As companies push beyond proofs of concept, many discover that AI customer service agents hit limits not because the models fail, but because knowledge infrastructure is weak. Fragmented FAQs, siloed CRM data, and inconsistent process definitions make it hard for agents to maintain context or complete multistep resolutions. Zendesk’s context graph and connectors are a response to this gap, aiming to tie together front-, middle-, and back-office data so agents can work across channels and departments. In parallel, marketing platforms such as Opal show that agents thrive when they have standardized workflow patterns and access to shared assets. These examples underline a common lesson for enterprise AI adoption: the bottleneck is often knowledge management, governance, and integration. Without those in place, agentic workflows remain fragile experiments instead of dependable, measurable parts of the service organization.
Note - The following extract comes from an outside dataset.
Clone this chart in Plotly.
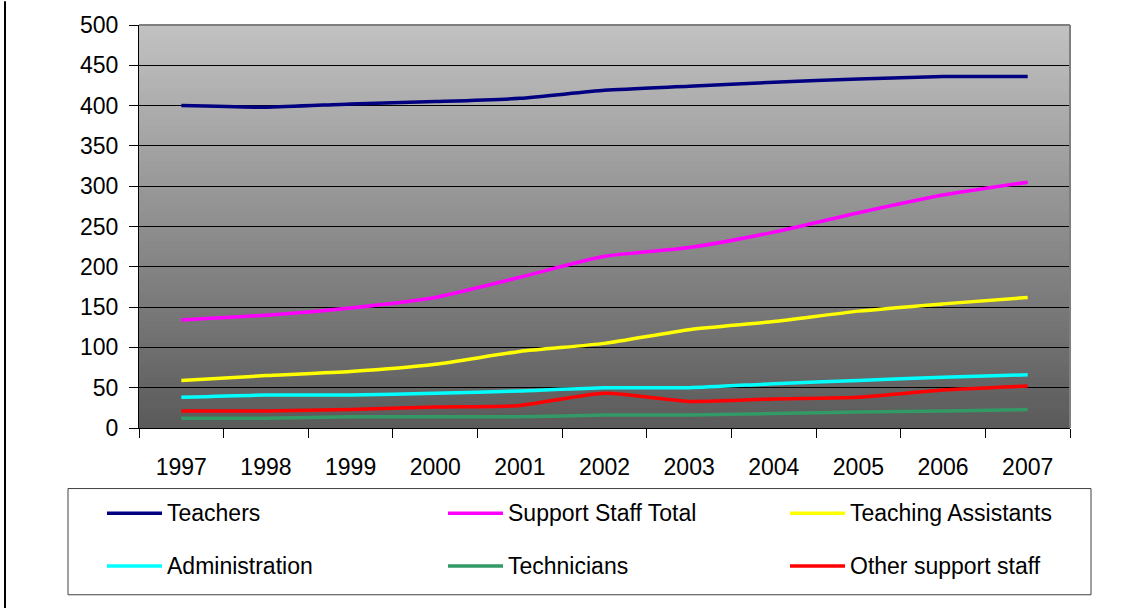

Early Infrastructure Choices Will Decide Long-Term Advantage

The shift in AI customer service is now less about who deploys AI first and more about who builds the right customer infrastructure early. Decisions about how to structure knowledge bases, connect data sources, and govern agent behavior will shape long-term competitive positioning. Platforms like Zendesk’s Resolution Platform and Optimizely’s Opal indicate that buyers are rewarding vendors who help design repeatable agentic workflows rather than selling one-off copilots. As John Kelleher of Zendesk notes, customers are tired of generic AI promises and want AI tied to genuine business transformation programs. For enterprises, this means treating knowledge infrastructure as a strategic asset: investing in taxonomies, context graphs, and cross-functional roles that keep agents aligned with service goals. Those that do will turn AI customer service agents into compounding advantages, while laggards remain trapped in pilot mode.